Robots.io is a Java library designed to make parsing a websites 'robots.txt' file easy.
The RobotsParser class provides all the functionality to use robots.io.
The Javadoc for Robots.io can be found here.To parse the robots.txt for Google with the User-Agent string "test":
RobotsParser robotsParser = new RobotsParser("test");
robotsParser.connect("http://google.com");
Alternatively, to parse with no User-Agent, simply leave the constructor blank.
You can also pass a domain with a path.
robotsParser.connect("http://google.com/example.htm"); //This would also be valid
Note: Domains can either be passed in string form or as a URL object to all methods.
To check if a URL is allowed:
robotsParser.isAllowed("http://google.com/test"); //Returns true if allowed
Or, to get all the rules parsed from the file:
robotsParser.getDisallowedPaths(); //This will return an ArrayList of Strings
The results parsed are cached in the robotsParser object until the connect()

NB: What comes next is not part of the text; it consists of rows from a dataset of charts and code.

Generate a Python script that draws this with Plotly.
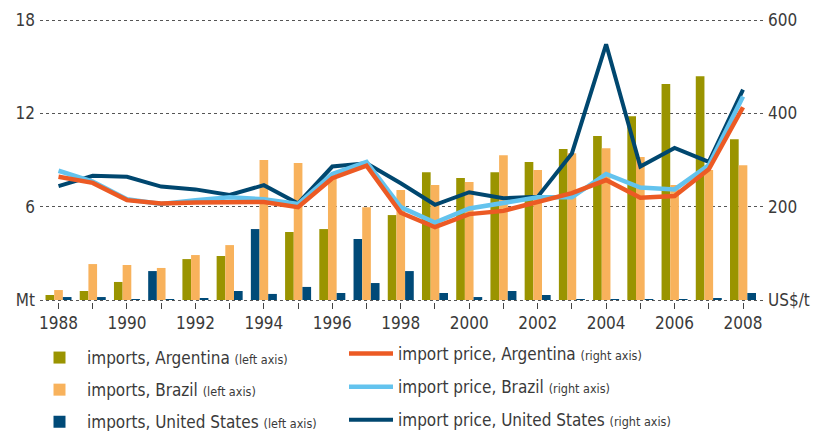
import plotly.graph_objects as go

years = list(range(1988, 2009))

imports_argentina = [0.32, 0.58, 1.16, 1.86, 2.63, 2.83, 4.56, 4.37, 4.56, 3.92, 5.46,
                     8.22, 7.84, 8.22, 8.87, 9.70, 10.54, 11.82, 13.88, 14.39, 10.34]
imports_brazil = [0.64, 2.31, 2.25, 2.06, 2.89, 3.53, 9.00, 8.80, 7.80, 5.97, 7.07,
                  7.39, 7.58, 9.31, 8.35, 9.44, 9.76, 9.19, 7.40, 8.35, 8.67]
imports_us = [0.19, 0.19, 0.06, 0.06, 0.13, 0.58, 0.39, 0.84, 0.45, 1.09, 1.86,
              0.45, 0.19, 0.58, 0.32, 0.06, 0.02, 0.06, 0.02, 0.13, 0.45]

price_argentina = [264, 251, 214, 207, 209, 210, 210, 199, 261, 288, 187,
                   156, 184, 191, 211, 229, 257, 219, 223, 280, 413]
price_brazil = [277, 254, 216, 206, 214, 220, 216, 206, 270, 296, 199,
                166, 196, 207, 220, 220, 270, 241, 237, 289, 436]
price_us = [244, 266, 264, 243, 237, 225, 246, 207, 286, 293, 250,
            204, 231, 218, 221, 314, 548, 286, 326, 296, 451]

left_tickvals = [0, 6, 12, 18]
left_ticktext = ["Mt", "6", "12", "18"]
right_tickvals = [0, 200, 400, 600]
right_ticktext = ["US$/t", "200", "400", "600"]
x_ticktext = [str(y) if y % 2 == 0 else "" for y in years]

OLIVE = "#9a9400"
ORANGE = "#f8b25c"
NAVY = "#004a78"
RED = "#ec5a24"
SKY = "#63c3ee"
NAVY_LINE = "#00476f"

# the reference draws Argentina's 1991, 1994 and 1997 bars in navy
arg_colors = [NAVY if y in (1991, 1994, 1997) else OLIVE for y in years]

FONT = "DejaVu Sans Condensed, Liberation Sans Narrow, Open Sans, sans-serif"
small = "<span style='font-size:12.5px'>%s</span>"

fig = go.Figure()
fig.add_trace(go.Bar(x=years, y=imports_argentina, marker=dict(color=arg_colors, line_width=0),
                     name="imports, Argentina " + small % "(left axis)", legend="legend",
                     legendgroup="a"))
fig.add_trace(go.Bar(x=years, y=imports_brazil, marker=dict(color=ORANGE, line_width=0),
                     name="imports, Brazil " + small % "(left axis)", legend="legend",
                     legendgroup="b"))
fig.add_trace(go.Bar(x=years, y=imports_us, marker=dict(color=NAVY, line_width=0),
                     name="imports, United States " + small % "(left axis)", legend="legend",
                     legendgroup="c"))
fig.add_trace(go.Scatter(x=years, y=price_us, yaxis="y2", mode="lines",
                         line=dict(color=NAVY_LINE, width=4),
                         name="import price, United States " + small % "(right axis)",
                         legend="legend2", legendgroup="f", legendrank=3))
fig.add_trace(go.Scatter(x=years, y=price_brazil, yaxis="y2", mode="lines",
                         line=dict(color=SKY, width=4.5),
                         name="import price, Brazil " + small % "(right axis)",
                         legend="legend2", legendgroup="e", legendrank=2))
fig.add_trace(go.Scatter(x=years, y=price_argentina, yaxis="y2", mode="lines",
                         line=dict(color=RED, width=4.5),
                         name="import price, Argentina " + small % "(right axis)",
                         legend="legend2", legendgroup="d", legendrank=1))

# plot area: x 40..763 px, y 18..302 px (0 at 300, 18 at 20)
PLOT_W, PLOT_H = 723, 284
EXT = 18 / 280 * 2
legend_common = dict(font=dict(family=FONT, size=17, color="#3a3a3a"),
                     bgcolor="rgba(0,0,0,0)",
                     xanchor="left", yanchor="top",
                     itemclick=False, itemdoubleclick=False)

def py(pix):
    return (302 - pix) / PLOT_H

def px(pix):
    return (pix - 40) / PLOT_W

fig.update_layout(
    width=816, height=431,
    margin=dict(l=40, r=53, t=18, b=129, autoexpand=False),
    paper_bgcolor="white", plot_bgcolor="white",
    barmode="group", bargap=0.24, bargroupgap=0,
    font=dict(family=FONT, size=17, color="#3a3a3a"),
    xaxis=dict(range=[1987.459, 2008.584], tickvals=years, ticktext=x_ticktext,
               ticks="outside", ticklen=6, tickwidth=1, tickcolor="#444",
               showgrid=False, zeroline=False, showline=False,
               tickfont=dict(size=17, color="#3a3a3a")),
    yaxis=dict(range=[-EXT, 18 + EXT], tickvals=left_tickvals, ticktext=left_ticktext,
               showgrid=True, gridcolor="#555", griddash="dot", gridwidth=1,
               zeroline=False, showline=False, ticks="", ticklabelstandoff=4,
               tickfont=dict(size=17, color="#3a3a3a")),
    yaxis2=dict(range=[-EXT * 100 / 3, 600 + EXT * 100 / 3], overlaying="y", side="right",
                tickvals=right_tickvals, ticktext=right_ticktext,
                showgrid=False, zeroline=False, showline=False, ticks="",
                ticklabelstandoff=4,
                tickfont=dict(size=17, color="#3a3a3a")),
    legend=dict(x=px(32), y=py(340), itemwidth=45, tracegroupgap=7, **legend_common),
    legend2=dict(x=px(344), y=py(336), itemwidth=44, tracegroupgap=8, **legend_common),
)

fig.write_html("out.html", config={"displayModeBar": False},
               post_script="document.body.style.margin='0';document.body.style.padding='0';")
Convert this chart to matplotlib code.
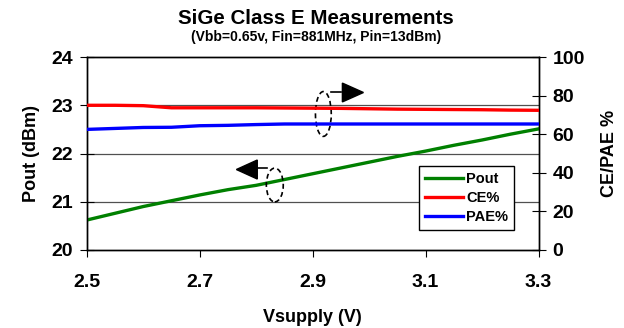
"""
SiGe Class E measurements: Pout, CE% and PAE% vs Vsupply.
"""
import matplotlib
matplotlib.use("Agg")
import matplotlib.pyplot as plt
from matplotlib.patches import Ellipse, Polygon

plt.rcParams["font.family"] = ["Liberation Sans", "DejaVu Sans"]
plt.rcParams["font.weight"] = "bold"

# Data
vsupply = [2.5, 2.55, 2.6, 2.65, 2.7, 2.75, 2.8, 2.85, 2.9, 2.95,
           3.0, 3.05, 3.1, 3.15, 3.2, 3.25, 3.3]
pout = [20.62, 20.76, 20.90, 21.02, 21.14, 21.25, 21.34, 21.46, 21.58,
        21.70, 21.82, 21.94, 22.05, 22.17, 22.28, 22.40, 22.51]
ce = [75.0, 75.0, 74.8, 73.7, 73.7, 73.7, 73.7, 73.6, 73.5, 73.4,
      73.2, 73.0, 72.9, 72.8, 72.7, 72.5, 72.4]
pae = [62.5, 63.0, 63.5, 63.6, 64.4, 64.6, 65.0, 65.3, 65.3, 65.3,
       65.3, 65.3, 65.3, 65.3, 65.3, 65.3, 65.3]
xticks = [2.5, 2.7, 2.9, 3.1, 3.3]
yticks_left = [20, 21, 22, 23, 24]
yticks_right = [0, 20, 40, 60, 80, 100]

fig = plt.figure(figsize=(6.24, 3.28), dpi=100)
ax = fig.add_axes([0.139, 0.238, 0.724, 0.588])
ax2 = ax.twinx()

ax.set_xlim(2.5, 3.3)
ax.set_ylim(20, 24)
ax2.set_ylim(0, 100)
ax.set_xticks(xticks)
ax.set_xticklabels([f"{v:.1f}" for v in xticks])
ax.set_yticks(yticks_left)
ax2.set_yticks(yticks_right)

for y in yticks_left[1:-1]:
    ax.axhline(y, color="#505050", lw=0.9, zorder=1)

l1, = ax.plot(vsupply, pout, color="#008000", lw=2.4, zorder=3, label="Pout")
l2, = ax2.plot(vsupply, ce, color="#ff0000", lw=2.4, zorder=3, label="CE%")
l3, = ax2.plot(vsupply, pae, color="#0000ff", lw=2.4, zorder=3, label="PAE%")

ax.tick_params(axis="x", direction="out", length=5, labelsize=14, pad=12)
ax.tick_params(axis="y", direction="inout", length=10, labelsize=14, pad=5)
ax2.tick_params(axis="y", direction="inout", length=10, labelsize=14, pad=5)
for a in (ax, ax2):
    for lab in a.get_xticklabels() + a.get_yticklabels():
        lab.set_fontweight("bold")
    for s in a.spines.values():
        s.set_linewidth(1.0)

ax.set_xlabel("Vsupply (V)", fontsize=13, fontweight="bold", labelpad=13)
ax.set_ylabel("Pout (dBm)", fontsize=13, fontweight="bold", labelpad=8)
ax2.set_ylabel("CE/PAE %", fontsize=13, fontweight="bold", labelpad=12)

fig.text(0.507, 0.945, "SiGe Class E Measurements", ha="center", va="center",
         fontsize=14.8, fontweight="bold")
fig.text(0.507, 0.888, "(Vbb=0.65v, Fin=881MHz, Pin=13dBm)", ha="center",
         va="center", fontsize=10, fontweight="bold")

leg = ax.legend(handles=[l1, l2, l3], loc="lower right",
                bbox_to_anchor=(0.962, 0.065), fontsize=10.5, frameon=True,
                fancybox=False, edgecolor="black", framealpha=1,
                handlelength=2.6, handletextpad=0.25, borderpad=0.4,
                labelspacing=0.35)
leg.get_frame().set_linewidth(1.0)
leg.set_zorder(5)
for t in leg.get_texts():
    t.set_fontweight("bold")

# axis markers: ellipse + dash + arrow head
ax.add_patch(Ellipse((2.919, 22.82), 0.028, 0.93, fill=False, ls=(0, (3, 2)),
                     lw=1.2, ec="black", zorder=4))
ax.plot([2.932, 2.951], [23.27, 23.27], color="black", lw=1.2, zorder=4)
ax.add_patch(Polygon([(2.9527, 23.46), (2.9527, 23.07), (2.99, 23.265)],
                     closed=True, fc="black", ec="black", zorder=4))

ax.add_patch(Ellipse((2.833, 21.347), 0.030, 0.70, fill=False, ls=(0, (3, 2)),
                     lw=1.2, ec="black", zorder=4))
ax.plot([2.804, 2.820], [21.70, 21.70], color="black", lw=1.2, zorder=4)
ax.add_patch(Polygon([(2.802, 21.865), (2.802, 21.471), (2.765, 21.668)],
                     closed=True, fc="black", ec="black", zorder=4))

fig.savefig("out.png", dpi=100)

method is called again, overwriting the previously parsed data
In the event that all access is denied, a RobotsDisallowedException
will be thrown.
Domains passed to RobotsParser are normalised to always end in a forward slash. Disallowed Paths returned will never begin with a forward slash. This is so that URL's can easily be constructed. For example:
robotsParser.getDomain() + robotsParser.getDisallowedPaths().get(0); // http://google.com/example.htm
Robots.io is distributed under the GPL.